Nery Júnior se diz levado a acreditar que Lisa foi o pivô da representação por causa das atitudes hostis da juíza durante a força tarefa. “Quando chegamos a Ponta Porã, ela foi extremamente rude. Sua primeira fala foi para dizer que já havia contatado o Ministério Público e perguntar se iríamos chamar a imprensa, como se estivéssemos ali para incriminá-la de algo e não para ajudá-la com a quantidade de processos parados na vara”, conta.

As atitudes da juíza não são criticadas apenas por Nery Júnior. Em documento, o desembargador Roberto Haddad diz que “a juíza Lisa é de difícil trato”. Questionado pela revista Consultor Jurídico sobre o motivo de ter afirmado isso, Haddad afirma que a juíza foi hostil quando ele foi à cidade discutir a instalação da segunda vara federal em Ponta Porã, inaugurada em setembro de 2011.

O temperamento de Lisa já foi criou outros embates. A Ordem dos Advogados do Brasil de Mato Grosso do Sul entrou com representação contra ela em 2009, depois que ela exigiu que um advogado, que havia se dirigido a ela como “doutora”, a chamasse de excelência. “Os agentes da Polícia Federal e os presos podem me chamar de doutora, mas advogado tem que me chamar de excelência e ficar em pé quando eu entro na sala, entendeu bem doutor?”, disse ela a um advogado durante audiência.

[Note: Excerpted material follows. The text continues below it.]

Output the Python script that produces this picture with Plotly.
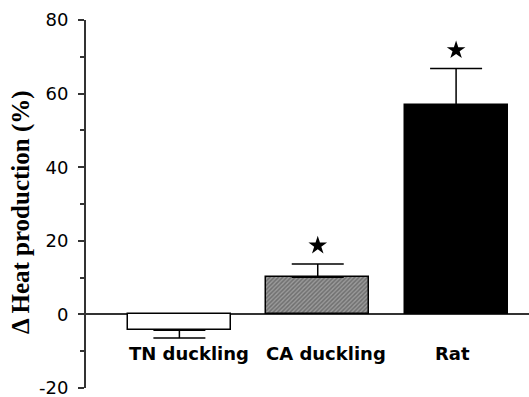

Além da difícil relação com a juíza, o desembargador Nery Júnior aponta em sua defesa prévia seu “histórico” com Frischeisen. Alvo da operação Têmis em 2007, deflagrada pela Polícia Federal e pelo MPF-SP para investigar venda de sentenças no TRF-3, o desembargador teve todas as denúncias contra ele rejeitadas no Superior Tribunal de Justiça por falta de provas.

Em sua defesa, Nery Júnior copia trecho de uma entrevista da procuradora à ConJur, na qual, ao ser questionada sobre a operação, diz que “o ministro [Felix] Fisher reconheceu que tudo o que dissemos que havia ocorrido, de fato ocorreu. O que ele afirmou, no entanto, foi que aquilo não era crime”. A decisão do STJ, porém, diz que a acusação não era verdadeira, conclui a defesa do desembargador, afirmando que a procuradora toma "por verdadeiras o que são meras construções hipotéticas".

Defesa cerceada
Quanto à abertura de processo no CNJ, cuja votação será feita no fim do mês, Nery Júnior diz que não teve garantido o seu direito à ampla defesa. A sessão para votação foi marcada antes de ele apresentar a defesa prévia, prevista pelo regimento interno do CNJ. “A análise da defesa prévia poderia acabar com a necessidade de haver uma votação”, protesta.

O desembargador também reclama que nenhuma das testemunhas que ele indicou na sindicância aberta pela corregedora Eliana Calmon foi ouvida. As provas que foram usadas para fazer o relatório apresentado pela ministra, além da representação do MPF, foram colhidas pela corregedoria do TRF-3, que investigou a atuação do juiz Jordan. Segundo Nery Júnior, tais provas não podem ser "emprestadas".

A defesa estuda entrar com um Mandado de Segurança no Supremo Tribunal Federal para garantir a oportunidade da defesa.

Por sua vez, o MPF, além de provocar o CNJ, pediu que o então presidente do TRF-3, Roberto Haddad, tomasse as providências que “entender necessárias e cabíveis”, considerando a indicação de Nery Júnior para a presidência da Banca Examinadora do XVI concurso público para juiz federal substituto. Nery Júnior foi mantido à frente da banca, cujas provas está corrigindo.

A juíza Lisa Taubemblatt não retornou a contato feito pela ConJur até o fechamento dessa reportagem e a ministra Eliana Calmon disse, por meio da assessoria de imprensa do CNJ, que não pode se manifestar sobre o caso.